Gov. Walker vetoed the portion of the legislation limiting early voting to 45 hours per week.
Back in 2011, state leaders reduced early voting from three weeks, including weekends, before an election to two weeks and one weekend.
- Absentee ballots: Become available by mail 47 days before an election. They can be cast up to 14 days before an election. This is a decrease from 30 days.
- Absentee Voting at Residential Facilities (not yet implemented): Requires special voting deputies be present at adult family homes, community-based residential facilities, and residential care apartment complexes when there is absentee voting.
- For Voters: In 2011, lawmakers increased the time a person needs to live in district from 10 consecutive days to 28 consecutive days in order to vote at their new polling place. If you do not meet this requirement, you can still cast your vote at your previous location.
- For College Students: Students need an identification card issued by a university, college or technical school that contains a photograph of the voter. As well as a fee payment receipt dated no earlier than nine months before the election at which the receipt is presented. The receipt is not needed if the institution provides a certified and current list of students who reside in student housing and who are U.S. citizens.
- For Election Officials (not yet implemented): The residency requirement for election observers allows individuals from the county to serve, as opposed to only the municipality or ward.
Election Observers (not yet implemented)
Poll watchers are allowed to position themselves within three feet of people registering to vote or picking up ballots.
The bill requires the chief inspector and the municipal clerk to designate an observation area for election observers that is within three feet of the table at which electors announce their name and address to be issued a voter number and within three feet of the table at which a person may register to vote. The observer is not permitted to observe confidential information. The election observers are required to print his or her name and sign and date a log maintained for the polling place.
Photo ID (On hold pending judicial decision)
This law would require photo identification to vote or obtain an absentee ballot.

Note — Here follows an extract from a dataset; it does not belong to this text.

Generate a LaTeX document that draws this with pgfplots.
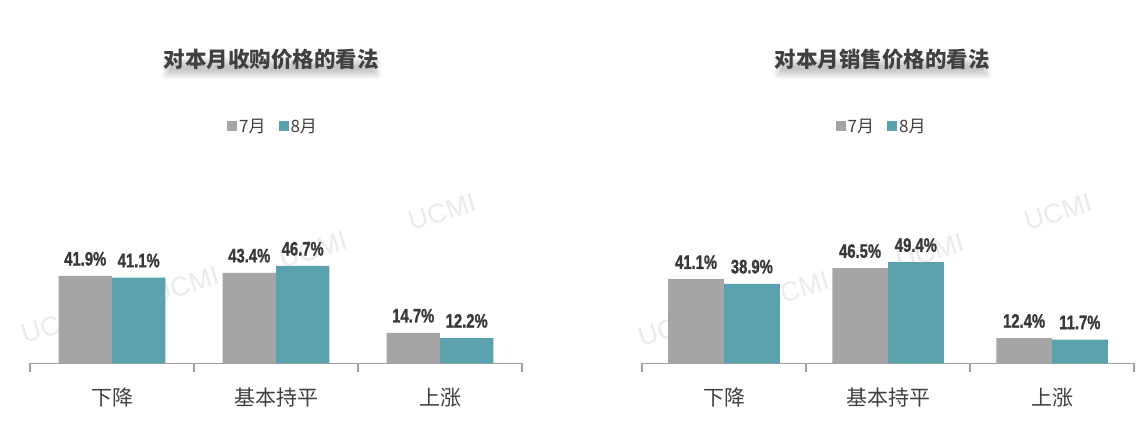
\documentclass[border=0pt]{standalone}
\usepackage{pgfplots}
\usepackage{pgfplotstable}
\pgfplotsset{compat=1.18}
\usetikzlibrary{shadows.blur}
\usepackage{fontspec}
\setmainfont{Noto Sans CJK SC}
\newfontfamily\valfont[FakeStretch=0.76, FakeBold=1.2]{Liberation Sans Bold}
\newfontfamily\wmfont{Liberation Sans}

\definecolor{jul}{HTML}{A5A5A5}
\definecolor{aug}{HTML}{5AA2AE}
\definecolor{txt}{HTML}{404040}
\definecolor{axisgray}{HTML}{A0A0A0}
\definecolor{wmgray}{HTML}{EBEBEB}

% share of respondents, per answer, July vs August
\pgfplotstableread{
idx jul aug
0 41.9 41.1
1 43.4 46.7
2 14.7 12.2
}\buyprice
\pgfplotstableread{
idx jul aug
0 41.1 38.9
1 46.5 49.4
2 12.4 11.7
}\sellprice

\pgfplotsset{
  pricechart/.style={
    scale only axis,
    width=492pt,
    anchor=south west,
    ybar=0pt,
    xmin=-0.5, xmax=2.5,
    ymin=0, ymax=60,
    axis x line=bottom,
    axis y line=none,
    x axis line style={-, draw=axisgray, line width=1.2pt},
    xtick={0,1,2},
    xticklabels={下降,基本持平,上涨},
    major tick length=0pt,
    tick style={draw=axisgray, line width=1.2pt},
    extra x ticks={-0.5,0.5,1.5,2.5},
    extra x tick labels={},
    extra x tick style={major tick length=9pt, tick align=outside},
    xticklabel style={font=\fontsize{21}{24}\selectfont, text=txt,
      anchor=center, yshift=-34.5pt},
    clip=false,
    /pgf/number format/assume math mode=true,
    nodes near coords={\pgfmathprintnumber[fixed,fixed zerofill,precision=1]{\pgfplotspointmeta}\%},
    every node near coord/.append style={font=\valfont\fontsize{19.5}{20}\selectfont,
      text=black!78, anchor=south, inner sep=0pt, yshift=10pt},
    title style={font=\bfseries\fontsize{21.5}{24}\selectfont, text=black!75, anchor=center},
    legend columns=2,
    legend style={draw=none, fill=none, inner sep=0pt, anchor=center,
      font=\fontsize{17}{20}\selectfont, text=txt,
      /tikz/every even column/.append style={column sep=11pt},
      nodes={inner xsep=2pt}},
    legend image code/.code={\fill[##1] (0pt,-4pt) rectangle (10pt,6pt);},
  },
  julbar/.style={fill=jul, draw=none},
  augbar/.style={fill=aug, draw=none},
}

\begin{document}
\begin{tikzpicture}[x=1pt, y=1pt]
\path[use as bounding box] (0,0) rectangle (1148,439);

% soft shadow behind the panel titles
\begin{scope}[title halo/.style={blur shadow={shadow xshift=0pt, shadow yshift=-3pt,
    shadow blur radius=5pt, shadow opacity=22, shadow blur steps=10}}]
  \path[title halo] (166,367) rectangle (377,381);
  \path[title halo] (778,367) rectangle (987,381);
\end{scope}

% UCMI watermark behind the bars
\begin{scope}[every node/.style={font=\wmfont\fontsize{27}{30}\selectfont, text=wmgray, rotate=17}]
  \node at (55,114) {UCMI};
  \node at (185,154) {UCMI};
  \node at (313,189) {UCMI};
  \node at (442,227) {UCMI};
  \node at (672,111) {UCMI};
  \node at (795,149) {UCMI};
  \node at (930,187) {UCMI};
  \node at (1058,227) {UCMI};
\end{scope}

% purchase prices
\begin{axis}[pricechart,
  at={(30pt,75.5pt)}, height=125.4pt, bar width=0.326,
  title={对本月收购价格的看法},
  title style={at={(0.49,2.38)}},
  legend style={at={(0.494,1.886)}}]
  \addplot[julbar] table[x=idx, y=jul] {\buyprice};
  \addplot[augbar] table[x=idx, y=aug] {\buyprice};
  \legend{7月,8月}
\end{axis}

% selling prices
\begin{axis}[pricechart,
  at={(642pt,75.5pt)}, height=123pt, bar width=0.34,
  title={对本月销售价格的看法},
  title style={at={(0.488,2.427)}},
  legend style={at={(0.487,1.923)}}]
  \addplot[julbar] table[x=idx, y=jul] {\sellprice};
  \addplot[augbar] table[x=idx, y=aug] {\sellprice};
  \legend{7月,8月}
\end{axis}
\end{tikzpicture}
\end{document}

Signature Required to Vote
Voters must sign the poll list, supplemental list, or other separate list when voting in person at an election unless exempt due to physical disability.
Straight Party Ticket
The authority for any voter, other than those who are overseas or in the military, to vote a straight party ticket is eliminated. Under federal law, an overseas or military elector may vote a straight party ticket on a write in absentee ballot for national offices.